# Source code of charts
***
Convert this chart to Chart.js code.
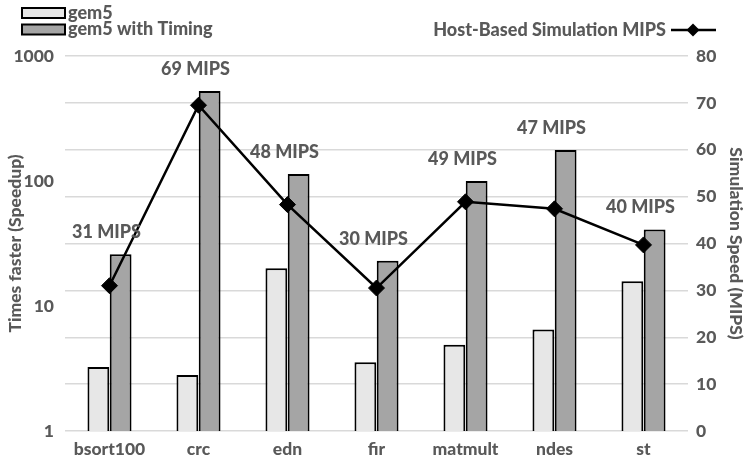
<!DOCTYPE html>
<html>
<head>
<meta charset="utf-8">
<script src="https://cdn.jsdelivr.net/npm/chart.js@4/dist/chart.umd.min.js"></script>
<style>
  html, body { margin: 0; padding: 0; background: #fff; }
  #wrap { width: 746px; height: 458px; position: relative; }
</style>
</head>
<body>
<div id="wrap"><canvas id="speedup"></canvas></div>
<script>
// Speedup of gem5 vs gem5 with timing, plus host-based MIPS
const benchmarks = ['bsort100', 'crc', 'edn', 'fir', 'matmult', 'ndes', 'st'];
const gem5Speedup = [3.25, 2.8, 20, 3.55, 4.9, 6.5, 15.8];
const timingSpeedup = [26, 525, 114, 23, 100, 177, 41];
const hostMips = [31, 69.5, 48.3, 30.5, 48.9, 47.4, 39.7];
const mipsLabels = ['31 MIPS', '69 MIPS', '48 MIPS', '30 MIPS', '49 MIPS', '47 MIPS', '40 MIPS'];
const speedupTicks = [1, 10, 100, 1000];

const TEXT = '#595959';
const FONT = 'Lato';
const WEIGHT = '900';
Chart.defaults.font.family = FONT;
Chart.defaults.font.weight = WEIGHT;
Chart.defaults.color = TEXT;

// labels above each category + the custom legends
const annotate = {
    id: 'annotate',
    afterDatasetsDraw(chart) {
        const ctx = chart.ctx;
        const line = chart.getDatasetMeta(0);
        const bars = chart.getDatasetMeta(2);
        ctx.save();
        ctx.font = WEIGHT + ' 18px ' + FONT;
        ctx.fillStyle = TEXT;
        ctx.textAlign = 'center';
        ctx.textBaseline = 'middle';
        mipsLabels.forEach((txt, i) => {
            const top = Math.min(bars.data[i].y, line.data[i].y);
            ctx.fillText(txt, line.data[i].x - 3, top - 22);
        });
        ctx.restore();
    },
    afterDraw(chart) {
        const ctx = chart.ctx;
        const ds = chart.data.datasets;
        ctx.save();
        ctx.font = WEIGHT + ' 18px ' + FONT;
        ctx.textBaseline = 'middle';
        // bar legend, top left
        [ds[1], ds[2]].forEach((d, i) => {
            const y = 13 + i * 16.5;
            ctx.fillStyle = d.backgroundColor;
            ctx.strokeStyle = '#000';
            ctx.lineWidth = 2;
            ctx.fillRect(22, y - 5, 43, 10);
            ctx.strokeRect(22, y - 5, 43, 10);
            ctx.fillStyle = TEXT;
            ctx.textAlign = 'left';
            ctx.fillText(d.label, 68, y);
        });
        // line legend, top right
        const ly = 30;
        ctx.fillStyle = TEXT;
        ctx.textAlign = 'right';
        ctx.fillText(ds[0].label, 666, ly);
        ctx.strokeStyle = '#000';
        ctx.lineWidth = 2.5;
        ctx.beginPath();
        ctx.moveTo(671, ly);
        ctx.lineTo(716, ly);
        ctx.stroke();
        ctx.fillStyle = '#000';
        ctx.beginPath();
        ctx.moveTo(693, ly - 6.5);
        ctx.lineTo(699.5, ly);
        ctx.lineTo(693, ly + 6.5);
        ctx.lineTo(686.5, ly);
        ctx.closePath();
        ctx.fill();
        ctx.restore();
    }
};

function draw() {
    new Chart(document.getElementById('speedup').getContext('2d'), {
        type: 'bar',
        data: {
            labels: benchmarks,
            datasets: [{
                type: 'line',
                label: 'Host-Based Simulation MIPS',
                data: hostMips,
                yAxisID: 'mips',
                order: 0,
                borderColor: '#000',
                borderWidth: 2.5,
                pointStyle: 'rectRot',
                pointRadius: 8,
                pointBackgroundColor: '#000',
                pointBorderColor: '#000',
                pointBorderWidth: 1,
                tension: 0,
            }, {
                label: 'gem5',
                data: gem5Speedup,
                yAxisID: 'speedup',
                order: 1,
                backgroundColor: '#e7e7e7',
                borderColor: '#000',
                borderWidth: 2,
                categoryPercentage: 0.5,
                barPercentage: 0.98,
            }, {
                label: 'gem5 with Timing',
                data: timingSpeedup,
                yAxisID: 'speedup',
                order: 2,
                backgroundColor: '#a5a5a5',
                borderColor: '#000',
                borderWidth: 2,
                categoryPercentage: 0.5,
                barPercentage: 0.98,
            }],
        },
        options: {
            responsive: true,
            maintainAspectRatio: false,
            animation: false,
            layout: { padding: { top: 56, left: 0, right: 0, bottom: 0 } },
            plugins: {
                legend: { display: false },
                tooltip: { enabled: false },
            },
            scales: {
                x: {
                    grid: { display: false },
                    border: { display: false },
                    ticks: { font: { size: 17.5, weight: WEIGHT }, color: TEXT, padding: 0 },
                    afterFit: (s) => { s.height = 27; },
                },
                speedup: {
                    type: 'logarithmic',
                    position: 'left',
                    min: 1,
                    max: 1000,
                    grid: { display: false },
                    border: { display: false },
                    afterBuildTicks: (s) => { s.ticks = speedupTicks.map((v) => ({ value: v })); },
                    ticks: { font: { size: 17.5, weight: WEIGHT }, color: TEXT, padding: 3, callback: (v) => String(v) },
                    title: { display: true, text: 'Times faster (Speedup)', font: { size: 17.5, weight: WEIGHT }, color: TEXT, padding: { top: 5, bottom: 0 } },
                    afterFit: (s) => { s.width = 65; },
                },
                mips: {
                    position: 'right',
                    min: 0,
                    max: 80,
                    grid: { color: '#d9d9d9', lineWidth: 1.5, drawTicks: false },
                    border: { display: false },
                    ticks: { stepSize: 10, font: { size: 17.5, weight: WEIGHT }, color: TEXT, padding: 8 },
                    title: { display: true, text: 'Simulation Speed (MIPS)', font: { size: 17.5, weight: WEIGHT }, color: TEXT, padding: 0 },
                    afterFit: (s) => { s.width = 58; },
                },
            },
        },
        plugins: [annotate],
    });
}

// make sure the heavy face is ready before drawing on the canvas
document.fonts.load(WEIGHT + ' 18px ' + FONT).then(draw, draw);
</script>
</body>
</html>
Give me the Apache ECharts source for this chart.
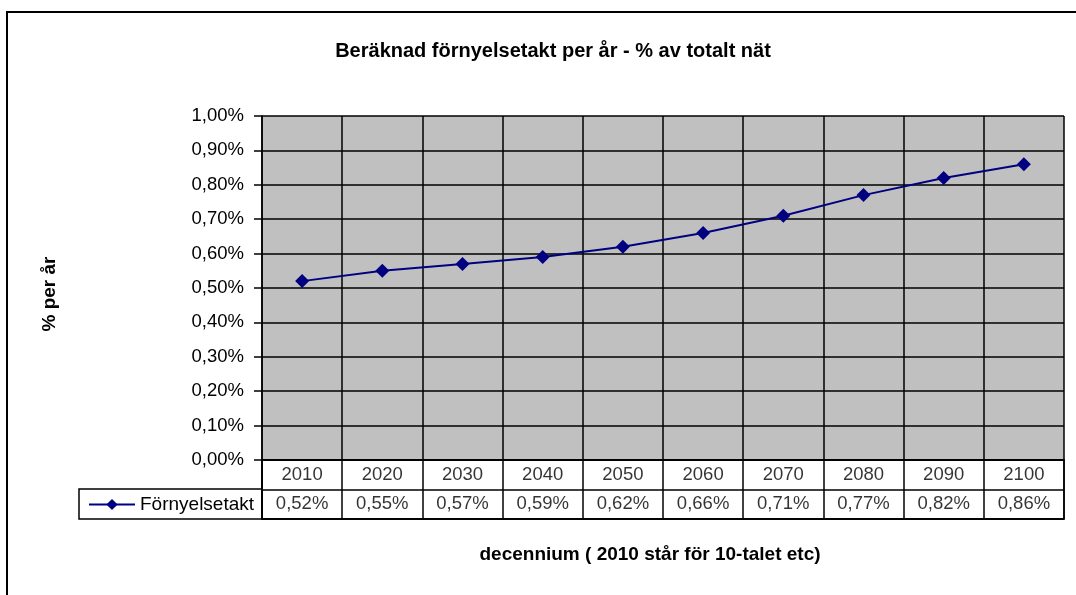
<!DOCTYPE html>
<html>
<head>
<meta charset="utf-8">
<script src="https://cdn.jsdelivr.net/npm/echarts@6/dist/echarts.min.js"></script>
<style>
  html, body { margin: 0; padding: 0; background: #fff; }
  #chart { width: 1076px; height: 595px; }
</style>
</head>
<body>
<div id="chart"></div>
<script>
// decennier och beräknad förnyelsetakt (% per år)
const decades = ['2010', '2020', '2030', '2040', '2050', '2060', '2070', '2080', '2090', '2100']
const renewalRate = [0.52, 0.55, 0.57, 0.59, 0.62, 0.66, 0.71, 0.77, 0.82, 0.86]
const seriesName = 'Förnyelsetakt'

const FONT = '"Liberation Sans", Arial, sans-serif'

// svensk decimalform: 0.52 -> "0,52%"
function pct(v) {
  return v.toFixed(2).replace('.', ',') + '%'
}

const chart = echarts.init(document.getElementById('chart'))

chart.setOption({
  animation: false,
  backgroundColor: '#fff',
  textStyle: { fontFamily: FONT, color: '#000' },
  title: [
    {
      text: 'Beräknad förnyelsetakt per år - % av totalt nät',
      left: 548,
      top: 36,
      textAlign: 'center',
      textStyle: { fontFamily: FONT, fontSize: 20, fontWeight: 'bold', color: '#000' },
    },
    {
      text: 'decennium ( 2010 står för 10-talet etc)',
      left: 645,
      top: 540,
      textAlign: 'center',
      textStyle: { fontFamily: FONT, fontSize: 19, fontWeight: 'bold', color: '#000' },
    },
  ],
  legend: {
    data: [seriesName],
    left: 88,
    top: 495,
    padding: 0,
    itemWidth: 46,
    itemHeight: 14,
    textStyle: { fontFamily: FONT, fontSize: 19, color: '#000' },
  },
  grid: [
    // diagramytan
    { left: 262, right: 12, top: 116, height: 344, show: true, backgroundColor: '#c0c0c0', borderWidth: 0 },
    // datatabellen under diagrammet
    { left: 262, right: 12, top: 460, height: 59, show: true, backgroundColor: '#fff', borderColor: '#000', borderWidth: 1.5 },
  ],
  xAxis: [
    {
      type: 'category',
      gridIndex: 0,
      data: decades,
      boundaryGap: true,
      axisLine: { lineStyle: { color: '#000', width: 1.5 } },
      axisTick: { show: false },
      axisLabel: { show: false },
      splitLine: { show: true, interval: 0, lineStyle: { color: '#000', width: 1.5 } },
    },
    {
      type: 'category',
      gridIndex: 1,
      data: decades,
      boundaryGap: true,
      axisLine: { lineStyle: { color: '#000', width: 1.5 } },
      axisTick: { show: false },
      axisLabel: { show: false },
      splitLine: { show: true, interval: 0, lineStyle: { color: '#000', width: 1.5 } },
    },
  ],
  yAxis: [
    {
      type: 'value',
      gridIndex: 0,
      min: 0,
      max: 1,
      interval: 0.1,
      name: '% per år',
      nameLocation: 'middle',
      nameGap: 203,
      nameTextStyle: { fontFamily: FONT, fontSize: 19, fontWeight: 'bold', color: '#000', padding: [0, 12, 0, 0] },
      axisLine: { show: true, lineStyle: { color: '#000', width: 1.5 } },
      axisTick: { show: true, length: 8, lineStyle: { color: '#000', width: 1.5 } },
      axisLabel: { margin: 18, fontSize: 18.5, color: '#000', formatter: pct },
      splitLine: { show: true, lineStyle: { color: '#000', width: 1.5 } },
    },
    {
      type: 'value',
      gridIndex: 1,
      min: 0,
      max: 2,
      interval: 1,
      axisLine: { show: true, lineStyle: { color: '#000', width: 1.5 } },
      axisTick: { show: false },
      axisLabel: { show: false },
      splitLine: { show: true, lineStyle: { color: '#000', width: 1.5 } },
    },
  ],
  series: [
    {
      name: seriesName,
      type: 'line',
      xAxisIndex: 0,
      yAxisIndex: 0,
      data: renewalRate,
      symbol: 'diamond',
      symbolSize: 14,
      color: '#000080',
      lineStyle: { color: '#000080', width: 2 },
      itemStyle: { color: '#000080' },
    },
    {
      // tabellrad 1: årtal
      name: 'years',
      type: 'scatter',
      xAxisIndex: 1,
      yAxisIndex: 1,
      symbolSize: 0,
      data: decades.map((d, i) => [i, 1.5]),
      label: {
        show: true,
        position: 'inside',
        fontSize: 18.5,
        color: '#000',
        formatter: (p) => decades[p.dataIndex],
      },
    },
    {
      // tabellrad 2: värden
      name: 'values',
      type: 'scatter',
      xAxisIndex: 1,
      yAxisIndex: 1,
      symbolSize: 0,
      data: renewalRate.map((v, i) => [i, 0.5]),
      label: {
        show: true,
        position: 'inside',
        fontSize: 18.5,
        color: '#000',
        formatter: (p) => pct(renewalRate[p.dataIndex]),
      },
    },
  ],
  graphic: [
    // yttre ram
    {
      type: 'rect',
      shape: { x: 7, y: 12, width: 1100, height: 620 },
      style: { fill: 'none', stroke: '#000', lineWidth: 2 },
      silent: true,
    },
    // förklaringsruta till vänster om värderaden
    {
      type: 'rect',
      shape: { x: 79, y: 489, width: 183, height: 30 },
      style: { fill: 'none', stroke: '#000', lineWidth: 1.5 },
      silent: true,
      z: 10,
    },
  ],
})
</script>
</body>
</html>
***
# Problem to work on
Starting at the first line of the records above, set down each line exactly through the one that holds "Chart.defaults.color = TEXT;". Omit pictures.

# Task output
Convert this chart to Chart.js code.
<!DOCTYPE html>
<html>
<head>
<meta charset="utf-8">
<script src="https://cdn.jsdelivr.net/npm/chart.js@4/dist/chart.umd.min.js"></script>
<style>
  html, body { margin: 0; padding: 0; background: #fff; }
  #wrap { width: 746px; height: 458px; position: relative; }
</style>
</head>
<body>
<div id="wrap"><canvas id="speedup"></canvas></div>
<script>
// Speedup of gem5 vs gem5 with timing, plus host-based MIPS
const benchmarks = ['bsort100', 'crc', 'edn', 'fir', 'matmult', 'ndes', 'st'];
const gem5Speedup = [3.25, 2.8, 20, 3.55, 4.9, 6.5, 15.8];
const timingSpeedup = [26, 525, 114, 23, 100, 177, 41];
const hostMips = [31, 69.5, 48.3, 30.5, 48.9, 47.4, 39.7];
const mipsLabels = ['31 MIPS', '69 MIPS', '48 MIPS', '30 MIPS', '49 MIPS', '47 MIPS', '40 MIPS'];
const speedupTicks = [1, 10, 100, 1000];

const TEXT = '#595959';
const FONT = 'Lato';
const WEIGHT = '900';
Chart.defaults.font.family = FONT;
Chart.defaults.font.weight = WEIGHT;
Chart.defaults.color = TEXT;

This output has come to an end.